This is probably one of the most underrated LLMs releases in the past few months. In my local testing with a 4-bit quant (https://huggingface.co/ubergarm/Step-3.5-Flash-GGUF/tree/mai...), it surpasses every other LLM I was able to run locally, including Minimax 2.5 and GLM-4.7, though I was only able to run GLM with a 2-bit quant. Some highlights:
- Very context efficient: SWA by default, on a 128G mac I can run the full 256k context or two 128k context streams. - Good speeds on macs. On my M1 Ultra I get 36 t/s tg and 300 t/s pp. Also, these speeds degrade very slowly as context increases: At 100k prefill, it has 20 t/s tg and 129 t/s pp. - Trained for agentic coding. I think it is trained to be compatible with claude code, but it works fine with other CLI harnesses except for Codex (due to the patch edit tool which can confuse it).
This is the first local LLM in the 200B parameter range that I find to be usable with a CLI harness. Been using it a lot with pi.dev and it has been the best experience I had with a local LLM doing agentic coding.
There are a few drawbacks though:
- It can generate some very long reasoning chains. - Current release has a bug where sometimes it goes into an infinite reasoning loop: https://github.com/ggml-org/llama.cpp/pull/19283#issuecommen...
Hopefully StepFun will do a new release which addresses these issues.
BTW StepFun seems to be the same company that released ACEStep (very good music generation model).
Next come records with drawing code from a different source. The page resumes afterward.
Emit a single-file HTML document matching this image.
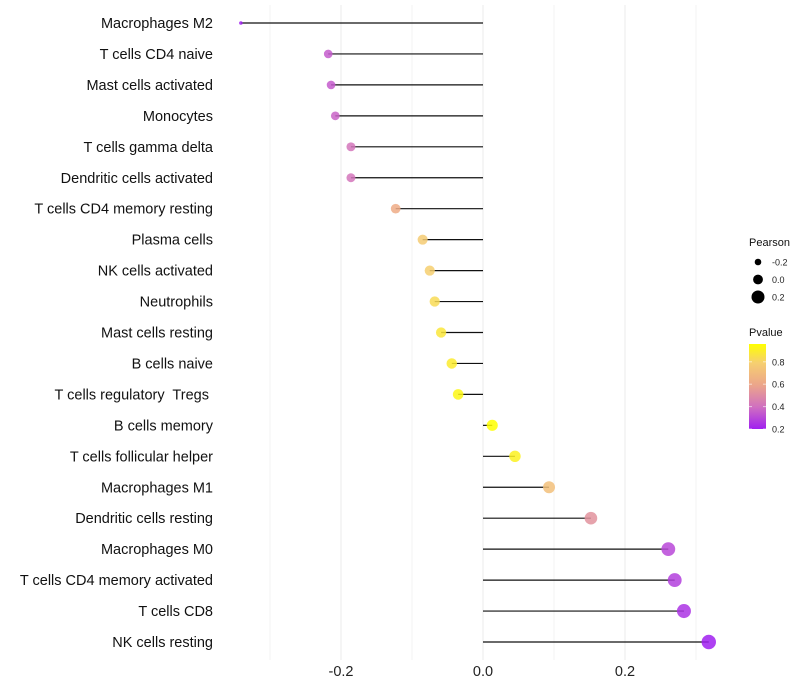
<!DOCTYPE html>
<html><head><meta charset="utf-8"><style>
html,body{margin:0;padding:0;background:#fff;}
svg{display:block;font-family:"Liberation Sans",sans-serif;}
text{white-space:pre;}
</style></head><body>
<svg id="chart" width="800" height="700"></svg>
<script>
const categories=["Macrophages M2","T cells CD4 naive","Mast cells activated","Monocytes","T cells gamma delta","Dendritic cells activated","T cells CD4 memory resting","Plasma cells","NK cells activated","Neutrophils","Mast cells resting","B cells naive","T cells regulatory  Tregs ","B cells memory","T cells follicular helper","Macrophages M1","Dendritic cells resting","Macrophages M0","T cells CD4 memory activated","T cells CD8","NK cells resting"];
const pearson=[-0.341,-0.218,-0.214,-0.208,-0.186,-0.186,-0.123,-0.085,-0.075,-0.068,-0.059,-0.044,-0.035,0.013,0.045,0.093,0.152,0.261,0.270,0.283,0.318];
const pvalue=[0.18,0.35,0.35,0.37,0.42,0.42,0.63,0.78,0.8,0.84,0.88,0.9,0.94,0.98,0.92,0.72,0.53,0.3,0.28,0.25,0.2];
const xTicks=[-0.2,0.0,0.2];
const xTickLabels=["-0.2","0.0","0.2"];
const xMinor=[-0.3,-0.1,0.1,0.3];
const sizeLegend=[-0.2,0.0,0.2];
const pLegendTicks=[0.2,0.4,0.6,0.8];

const NS="http://www.w3.org/2000/svg";
const svg=document.getElementById('chart');
function mk(t,a,p){const e=document.createElementNS(NS,t);for(const k in a)e.setAttribute(k,a[k]);(p||svg).appendChild(e);return e;}
const x=v=>483+v*710;
const y=i=>23+i*30.95;
const rad=v=>v>=-0.22?4.3+5.4*(v+0.22):Math.max(1.8,4.3-(-0.22-v)*21);
const legRad=v=>4.9+8*v;
const stops=[[0.2,[160,32,240]],[0.4,[208,112,192]],[0.6,[236,166,138]],[0.8,[246,207,112]],[0.97,[255,255,0]]];
function col(p){if(p<=stops[0][0])return 'rgb('+stops[0][1]+')';for(let i=1;i<stops.length;i++){if(p<=stops[i][0]){const a=stops[i-1],b=stops[i],t=(p-a[0])/(b[0]-a[0]);return 'rgb('+a[1].map((c,j)=>Math.round(c+(b[1][j]-c)*t)).join(',')+')';}}return 'rgb(255,255,0)';}

xMinor.forEach(v=>{const l=mk('line',{x1:x(v),x2:x(v),y1:5,y2:660,stroke:'#f3f3f3','stroke-width':1});

});
xTicks.forEach((v,i)=>{const l=mk('line',{x1:x(v),x2:x(v),y1:5,y2:660,stroke:'#ebebeb','stroke-width':1});


const t=mk('text',{x:x(v),y:676,'text-anchor':'middle','font-size':14.5,fill:'#222'});t.textContent=xTickLabels[i];

});

categories.forEach((c,i)=>{
const t=mk('text',{x:213,y:y(i)+5,'text-anchor':'end','font-size':14.5,fill:'#111'});t.textContent=c;


const l=mk('line',{x1:x(0),x2:x(pearson[i]),y1:y(i),y2:y(i),stroke:'#111','stroke-width':1.2});


const d=mk('circle',{cx:x(pearson[i]),cy:y(i),r:rad(pearson[i]),fill:col(pvalue[i]),'fill-opacity':0.85});


});

let t=mk('text',{x:749,y:246,'font-size':11,fill:'#111'});t.textContent='Pearson';


sizeLegend.forEach((v,i)=>{const cy=262+i*17.5;
const c=mk('circle',{cx:758,cy:cy,r:legRad(v),fill:'#000'});


const l=mk('text',{x:772,y:cy+3.5,'font-size':9,fill:'#222'});l.textContent=sizeLegend[i].toFixed(1);

});
t=mk('text',{x:749,y:336,'font-size':11,fill:'#111'});t.textContent='Pvalue';


const defs=mk('defs',{});const g=mk('linearGradient',{id:'pg',x1:0,y1:1,x2:0,y2:0},defs);
stops.forEach(s=>mk('stop',{offset:((s[0]-0.2)/(0.97-0.2)),'stop-color':'rgb('+s[1]+')'},g));
const bar=mk('rect',{x:749,y:344,width:17,height:85,fill:'url(#pg)'});


const py=p=>429-(p-0.2)/0.2*22.4;
pLegendTicks.forEach(p=>{mk('line',{x1:749,x2:752,y1:py(p),y2:py(p),stroke:'#fff','stroke-opacity':0.6});mk('line',{x1:763,x2:766,y1:py(p),y2:py(p),stroke:'#fff','stroke-opacity':0.6});
const l=mk('text',{x:772,y:py(p)+3.5,'font-size':9,fill:'#222'});l.textContent=p.toFixed(1);

});
</script>
</body></html>
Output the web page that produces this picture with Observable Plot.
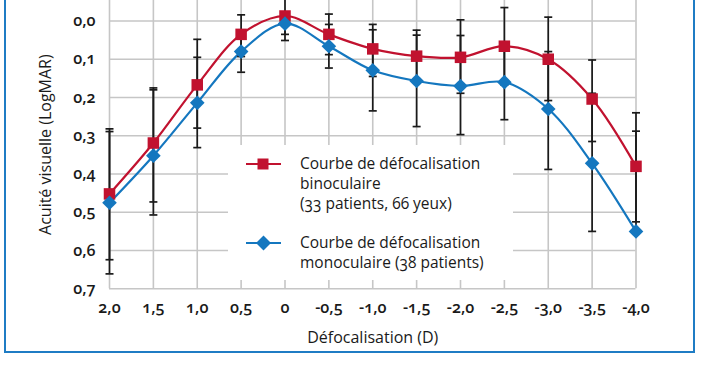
<!DOCTYPE html>
<html><head><meta charset="utf-8">
<script src="https://cdn.jsdelivr.net/npm/d3@7"></script>
<script src="https://cdn.jsdelivr.net/npm/@observablehq/plot@0.6"></script>
<style>
html,body{margin:0;padding:0;background:#fff;}
#wrap{position:relative;width:702px;height:370px;overflow:hidden;font-family:"Open Sans",sans-serif;color:#1a1a1a;font-variant-numeric:oldstyle-nums;}
#wrap svg text{font-variant-numeric:oldstyle-nums;}
#frame{position:absolute;left:4px;top:-10px;width:687px;height:359px;border:2px solid #1f7cc4;pointer-events:none;}
#chart{position:absolute;left:0;top:0;}
#legend{position:absolute;left:228px;top:145px;width:285px;height:135px;background:#fff;}
.lt{position:absolute;left:72px;font-size:15.5px;line-height:20px;white-space:nowrap;}
.lm{position:absolute;left:17px;}
</style>
</head><body>
<div id="wrap">
  <div id="chart"></div>
  <div id="legend">
    <svg class="lm" style="top:9px" width="38" height="20"><line x1="1" y1="10" x2="36" y2="10" stroke="#c1122f" stroke-width="2.2"/><rect x="12.5" y="4.5" width="11" height="11" fill="#c1122f"/></svg>
    <div class="lt" style="top:8px">Courbe de défocalisation<br>binoculaire<br>(33 patients, 66 yeux)</div>
    <svg class="lm" style="top:88px" width="38" height="20"><line x1="1" y1="10" x2="36" y2="10" stroke="#1477bf" stroke-width="2.2"/><path d="M18.5,2.5L26,10L18.5,17.5L11,10Z" fill="#1477bf"/></svg>
    <div class="lt" style="top:87px">Courbe de défocalisation<br>monoculaire (38 patients)</div>
  </div>
  <div id="frame"></div>
</div>
<script>
// Data
const defocus      = [2.0, 1.5, 1.0, 0.5, 0, -0.5, -1.0, -1.5, -2.0, -2.5, -3.0, -3.5, -4.0];
const xTickLabels  = ["2,0","1,5","1,0","0,5","0","-0,5","-1,0","-1,5","-2,0","-2,5","-3,0","-3,5","-4,0"];
const yTicks       = [0, 0.1, 0.2, 0.3, 0.4, 0.5, 0.6, 0.7];
const yTickLabels  = ["0,0","0,1","0,2","0,3","0,4","0,5","0,6","0,7"];

const binoMean = [0.452, 0.319, 0.167, 0.035, -0.013, 0.035, 0.073, 0.092, 0.095, 0.066, 0.100, 0.204, 0.380];
const binoLow  = [0.282, 0.175, 0.048, -0.016, -0.070, -0.018, 0.009, 0.024, -0.003, -0.035, -0.010, 0.102, 0.240];
const binoHigh = [0.624, 0.473, 0.280, 0.093, 0.035, 0.088, 0.145, 0.160, 0.189, 0.167, 0.208, 0.315, 0.525];

const monoMean = [0.475, 0.352, 0.214, 0.080, 0.007, 0.066, 0.129, 0.157, 0.170, 0.160, 0.230, 0.372, 0.550];
const monoLow  = [0.289, 0.180, 0.095, 0.026, -0.015, 0.009, 0.023, 0.037, 0.038, 0.060, 0.080, 0.189, 0.288];
const monoHigh = [0.661, 0.507, 0.331, 0.134, 0.051, 0.123, 0.235, 0.276, 0.297, 0.258, 0.388, 0.550, 0.550];

const red = "#c1122f", blue = "#1477bf", gridColor = "#c6c6c6", barColor = "#1a1a1a";

const bino = defocus.map((x, i) => ({x, y: binoMean[i], lo: binoLow[i], hi: binoHigh[i]}));
const mono = defocus.map((x, i) => ({x, y: monoMean[i], lo: monoLow[i], hi: monoHigh[i]}));
const bars = [...bino, ...mono];
const caps = bars.flatMap(d => [{x: d.x, y: d.lo}, {x: d.x, y: d.hi}]);

const capSymbol = {draw(ctx) { ctx.moveTo(-4, 0); ctx.lineTo(4, 0); }};

const chart = Plot.plot({
  width: 702, height: 370,
  marginLeft: 109, marginRight: 66.5, marginTop: 0, marginBottom: 81.7,
  style: {fontFamily: "Open Sans", fontSize: "16px", fontWeight: 600, color: "#1a1a1a", background: "transparent", overflow: "hidden"},
  x: {domain: [2, -4]},
  y: {domain: [-0.0535, 0.7], reverse: true},
  marks: [
    Plot.ruleX(defocus, {stroke: gridColor, strokeWidth: 1.6}),
    Plot.ruleY(yTicks, {stroke: gridColor, strokeWidth: 1.6}),
    Plot.axisX({ticks: defocus, tickFormat: d => xTickLabels[defocus.indexOf(d)], tickSize: 0, tickPadding: 13, label: null, fontSize: 16}),
    Plot.axisY({ticks: yTicks, tickFormat: d => yTickLabels[yTicks.indexOf(d)], tickSize: 0, tickPadding: 14, label: null, fontSize: 16}),
    Plot.text(["Acuité visuelle (LogMAR)"], {frameAnchor: "left", textAnchor: "middle", dx: -64, rotate: -90, fontSize: 16, fontWeight: 400}),
    Plot.text(["Défocalisation (D)"], {frameAnchor: "bottom", textAnchor: "middle", dy: 54, fontSize: 16, fontWeight: 400}),
    Plot.line(bino, {x: "x", y: "y", curve: "catmull-rom", stroke: red, strokeWidth: 2.2}),
    Plot.line(mono, {x: "x", y: "y", curve: "catmull-rom", stroke: blue, strokeWidth: 2.2}),
    Plot.ruleX(bars, {x: "x", y1: "lo", y2: "hi", stroke: barColor, strokeWidth: 1.7}),
    Plot.dot(caps, {x: "x", y: "y", symbol: capSymbol, r: 4, stroke: barColor, strokeWidth: 1.7, fill: "none"}),
    Plot.dot(bino, {x: "x", y: "y", symbol: "square", r: 6.5, fill: red}),
    Plot.dot(mono, {x: "x", y: "y", symbol: "diamond2", r: 6.6, fill: blue})
  ]
});
document.getElementById("chart").appendChild(chart);
</script>
</body></html>
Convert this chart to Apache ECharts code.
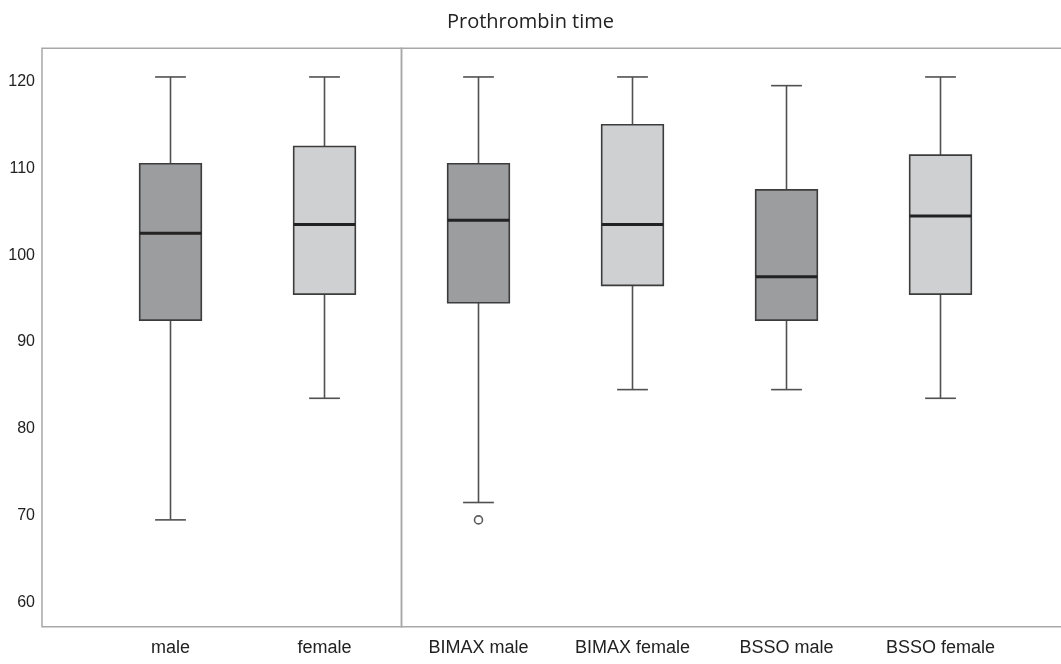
<!DOCTYPE html>
<html>
<head>
<meta charset="utf-8">
<title>Prothrombin time</title>
<script src="https://cdn.jsdelivr.net/npm/echarts@6/dist/echarts.min.js"></script>
<style>
  html, body { margin: 0; padding: 0; background: #ffffff; }
  #chart { width: 1061px; height: 664px; }
</style>
</head>
<body>
<div id="chart"></div>
<script>
// Groups shown along the horizontal axis
const categories = ['male', 'female', 'BIMAX male', 'BIMAX female', 'BSSO male', 'BSSO female'];
// Five-number summaries per group (lower whisker, Q1, median, Q3, upper whisker)
const lowerWhisker = [69, 83, 71, 84, 84, 83];
const quartile1    = [92, 95, 94, 96, 92, 95];
const median       = [102, 103, 103.5, 103, 97, 104];
const quartile3    = [110, 112, 110, 114.5, 107, 111];
const upperWhisker = [120, 120, 120, 120, 119, 120];
// Outlying observations: [group, value]
const outliers = [['BIMAX male', 69]];
// Value-axis tick labels
const yTicks = [60, 70, 80, 90, 100, 110, 120];
// Sex of each group decides the box shade
const sex = ['m', 'f', 'm', 'f', 'm', 'f'];

const boxData = categories.map((c, i) => [i, lowerWhisker[i], quartile1[i], median[i], quartile3[i], upperWhisker[i], sex[i]]);
const outlierData = outliers.map(o => [categories.indexOf(o[0]), o[1]]);

const FILL = { m: '#9c9d9f', f: '#cfd0d2' };

function renderBox(params, api) {
  const x = api.value(0);
  const pLo = api.coord([x, api.value(1)]);
  const pQ1 = api.coord([x, api.value(2)]);
  const pMed = api.coord([x, api.value(3)]);
  const pQ3 = api.coord([x, api.value(4)]);
  const pHi = api.coord([x, api.value(5)]);
  const band = api.size([1, 0])[0];
  const half = band * 0.2;
  const cap = band * 0.1;
  const cx = pQ1[0];
  const whisker = { stroke: '#505050', lineWidth: 1.6 };
  return {
    type: 'group',
    children: [
      { type: 'line', shape: { x1: cx, y1: pQ3[1], x2: cx, y2: pHi[1] }, style: whisker },
      { type: 'line', shape: { x1: cx, y1: pQ1[1], x2: cx, y2: pLo[1] }, style: whisker },
      { type: 'line', shape: { x1: cx - cap, y1: pHi[1], x2: cx + cap, y2: pHi[1] }, style: whisker },
      { type: 'line', shape: { x1: cx - cap, y1: pLo[1], x2: cx + cap, y2: pLo[1] }, style: whisker },
      {
        type: 'rect',
        shape: { x: cx - half, y: pQ3[1], width: half * 2, height: pQ1[1] - pQ3[1] },
        style: { fill: FILL[api.value(6)], stroke: '#3c3c3c', lineWidth: 1.6 }
      },
      { type: 'line', shape: { x1: cx - half, y1: pMed[1], x2: cx + half, y2: pMed[1] }, style: { stroke: '#222222', lineWidth: 3 } }
    ]
  };
}

const chart = echarts.init(document.getElementById('chart'), null, { renderer: 'canvas' });
chart.setOption({
  animation: false,
  backgroundColor: '#ffffff',
  title: {
    text: 'Prothrombin time',
    left: 'center',
    top: 7,
    textStyle: { fontFamily: 'Open Sans', fontSize: 20, fontWeight: 'normal', color: '#222222' }
  },
  grid: [
    // plotting area holding the boxes
    { left: 93.5, right: 43.5, top: 48.3, bottom: 37.3, outerBoundsMode: 'none' },
    // frame of the left panel (all patients)
    { left: 42, width: 359.5, top: 48.3, bottom: 37.3, outerBoundsMode: 'none', show: true, borderColor: '#a8a8a8', borderWidth: 1.5, backgroundColor: 'transparent' },
    // frame of the right panel (by surgical procedure), open towards the right edge
    { left: 401.5, width: 680, top: 48.3, bottom: 37.3, outerBoundsMode: 'none', show: true, borderColor: '#a8a8a8', borderWidth: 1.5, backgroundColor: 'transparent' }
  ],
  xAxis: [
    {
      type: 'category', gridIndex: 0, data: categories, boundaryGap: true,
      axisLine: { show: false }, axisTick: { show: false }, splitLine: { show: false },
      axisLabel: { margin: 12, fontFamily: 'Liberation Sans', fontSize: 18, color: '#222222', interval: 0 }
    },
    { type: 'value', gridIndex: 1, show: false, min: 0, max: 1 },
    { type: 'value', gridIndex: 2, show: false, min: 0, max: 1 }
  ],
  yAxis: [
    {
      type: 'value', gridIndex: 0, min: 56.7, max: 123.3, offset: 51.5,
      axisLine: { show: false }, axisTick: { show: false }, splitLine: { show: false },
      axisLabel: { customValues: yTicks, margin: 7, verticalAlign: 'top', lineHeight: 9, fontFamily: 'Liberation Sans', fontSize: 16, color: '#222222' }
    },
    { type: 'value', gridIndex: 1, show: false, min: 56.7, max: 123.3 },
    { type: 'value', gridIndex: 2, show: false, min: 56.7, max: 123.3 }
  ],
  series: [
    {
      type: 'custom', xAxisIndex: 0, yAxisIndex: 0,
      renderItem: renderBox,
      encode: { x: 0, y: [1, 2, 3, 4, 5] },
      data: boxData,
      z: 3
    },
    {
      type: 'scatter', xAxisIndex: 0, yAxisIndex: 0,
      data: outlierData,
      symbol: 'circle', symbolSize: 8,
      itemStyle: { color: '#ffffff', borderColor: '#333333', borderWidth: 1.6 },
      z: 4
    }
  ]
});
</script>
</body>
</html>
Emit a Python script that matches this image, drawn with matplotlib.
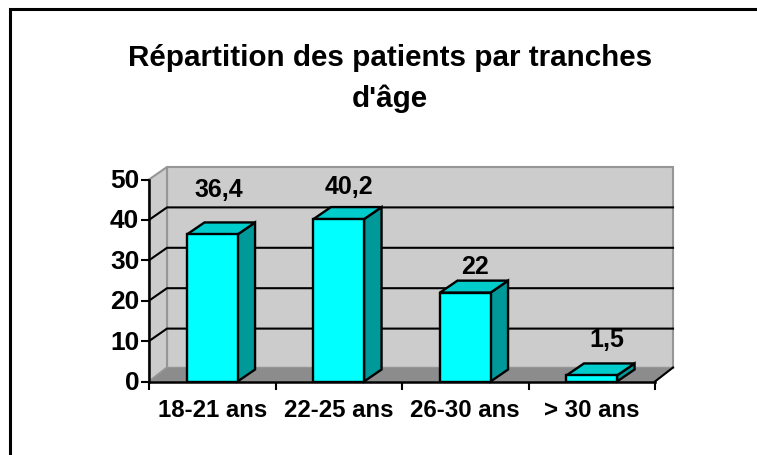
import matplotlib
matplotlib.use("Agg")
import matplotlib.pyplot as plt
from matplotlib.lines import Line2D
from matplotlib.patches import Polygon
from matplotlib.transforms import ScaledTranslation

W, H = 757, 456

categories = ["18-21 ans", "22-25 ans", "26-30 ans", "> 30 ans"]
values = [36.4, 40.2, 22, 1.5]
value_labels = ["36,4", "40,2", "22", "1,5"]
y_ticks = [0, 10, 20, 30, 40, 50]
title = "Répartition des patients par tranches\nd'âge"

plt.rcParams["font.family"] = ["Liberation Sans", "DejaVu Sans"]
plt.rcParams["font.weight"] = "bold"

fig = plt.figure(figsize=(W / 100, H / 100), dpi=100, facecolor="white")

# front plane of the fake 3d box, in pixels
x0, x1, y0, y1 = 149, 655, 382.5, 180.5
ax = fig.add_axes([x0 / W, 1 - y0 / H, (x1 - x0) / W, (y0 - y1) / H])
ax.set_xlim(0, 4)
ax.set_ylim(0, 50)
ax.patch.set_visible(False)
px_x = 4 / (x1 - x0)
px_y = 50 / (y0 - y1)

# box depth, and bar depth
wdx, wdy, fdy = 18 * px_x, 12.5 * px_y, 14 * px_y
bdx, bdy = 17.5 * px_x, 12 * px_y

# walls
wall = "#cccccc"
edge = "#969696"
ax.add_patch(Polygon([(wdx, fdy), (4 + wdx, fdy), (4 + wdx, 50 + wdy), (wdx, 50 + wdy)],
                     fc=wall, ec=edge, lw=1.5, clip_on=False, zorder=1))
ax.add_patch(Polygon([(0, 0), (wdx, fdy), (wdx, 50 + wdy), (0, 50)],
                     fc=wall, ec=edge, lw=1.5, clip_on=False, zorder=1))
ax.add_patch(Polygon([(0, 0), (4, 0), (4 + wdx, fdy), (wdx, fdy)],
                     fc="#8c8c8c", ec=edge, lw=1, clip_on=False, zorder=1))

# gridlines
for v in y_ticks[1:-1]:
    ax.plot([0, wdx, 4 + wdx], [v, v + wdy, v + wdy], color="black", lw=1.5,
            clip_on=False, zorder=2, solid_joinstyle="miter")
ax.plot([4, 4 + wdx], [0, fdy], color="black", lw=1.5, clip_on=False, zorder=2)

# bars
xpos = [0.5, 1.5, 2.5, 3.5]
width = 0.4
ax.bar(xpos, values, width=width, color="#00ffff", edgecolor="black", lw=1.7, zorder=5)
for x, v in zip(xpos, values):
    r = x + width / 2
    l = x - width / 2
    ax.add_patch(Polygon([(r, 0), (r + bdx, bdy), (r + bdx, v + bdy), (r, v)],
                         fc="#009999", ec="black", lw=1.7, clip_on=False, zorder=4))
    ax.add_patch(Polygon([(l, v), (r, v), (r + bdx, v + bdy), (l + bdx, v + bdy)],
                         fc="#00cccc", ec="black", lw=1.7, clip_on=False, zorder=4))

# value labels, offsets in pixels from the top of each bar
label_dx = [7, 10, 10, 15]
label_dy = [45, 33, 27, 36]
for x, v, s, dx, dy in zip(xpos, values, value_labels, label_dx, label_dy):
    ax.text(x + dx * px_x, v + dy * px_y, s, ha="center", va="center", fontsize=18,
            color="black", zorder=6)

# axes
for s in ["top", "right"]:
    ax.spines[s].set_visible(False)
for s in ["left", "bottom"]:
    ax.spines[s].set_linewidth(1.8)
    ax.spines[s].set_zorder(3)
ax.set_yticks(y_ticks)
ax.set_yticklabels([str(v) for v in y_ticks], fontsize=19)
ax.set_xticks([0, 1, 2, 3, 4])
ax.set_xticklabels([])
ax.set_xticks(xpos, minor=True)
ax.set_xticklabels(categories, minor=True, fontsize=17.3)
ax.tick_params(axis="x", which="major", length=6, width=1.5, direction="out")
ax.tick_params(axis="x", which="minor", length=0, pad=12)
ax.tick_params(axis="y", length=6, width=1.5, pad=1)

# y labels sit a little above their ticks in the original
up = ScaledTranslation(0, 2 / 100, fig.dpi_scale_trans)
for lab in ax.get_yticklabels():
    lab.set_transform(lab.get_transform() + up)

fig.text(390 / W, 1 - 78.5 / H, title, ha="center", va="center", fontsize=21.3,
         linespacing=1.55, color="black")

# chart area border, runs off the picture on the right and at the bottom
fig.add_artist(Line2D([9.5 / W, 9.5 / W, 1], [0, 1 - 9.5 / H, 1 - 9.5 / H], color="black", lw=2.2,
                      solid_joinstyle="miter"))

fig.savefig("out.png", dpi=100)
At least StepFun is mentioned in ComfyUI docs https://docs.comfy.org/tutorials/audio/ace-step/ace-step-v1
Is getting something like M3 Ultra with 512GB ram and doing oss models going to be cheaper for the next year or two compared to paying for claude / codex?
Did anyone do this kind of math?
Curious on how (if?) changes to the inference engine can fix the issue with infinitely long reasoning loops.
It’s my layman understanding that would have to be fixed in the model weights itself?
Did you try an MLX version of this model? In theory it should run a bit faster. I'm hesitant to download multiple versions though.
Have you tried Qwen3 Coder Next? I've been testing it with OpenCode and it seems to work fairly well with the harness. It occasionally calls tools improperly but with Qwen's suggested temperature=1 it doesn't seem to get stuck. It also spends a reasonable amount of time trying to do work.
I had tried Nemotron 3 Nano with OpenCode and while it kinda worked its tool use was seriously lacking because it just leans on the shell tool for most things. For example, instead of using a tool to edit a file it would just use the shell tool and run sed on it.
That's the primary issue I've noticed with the agentic open weight models in my limited testing. They just seem hesitant to call tools that they don't recognize unless explicitly instructed to do so.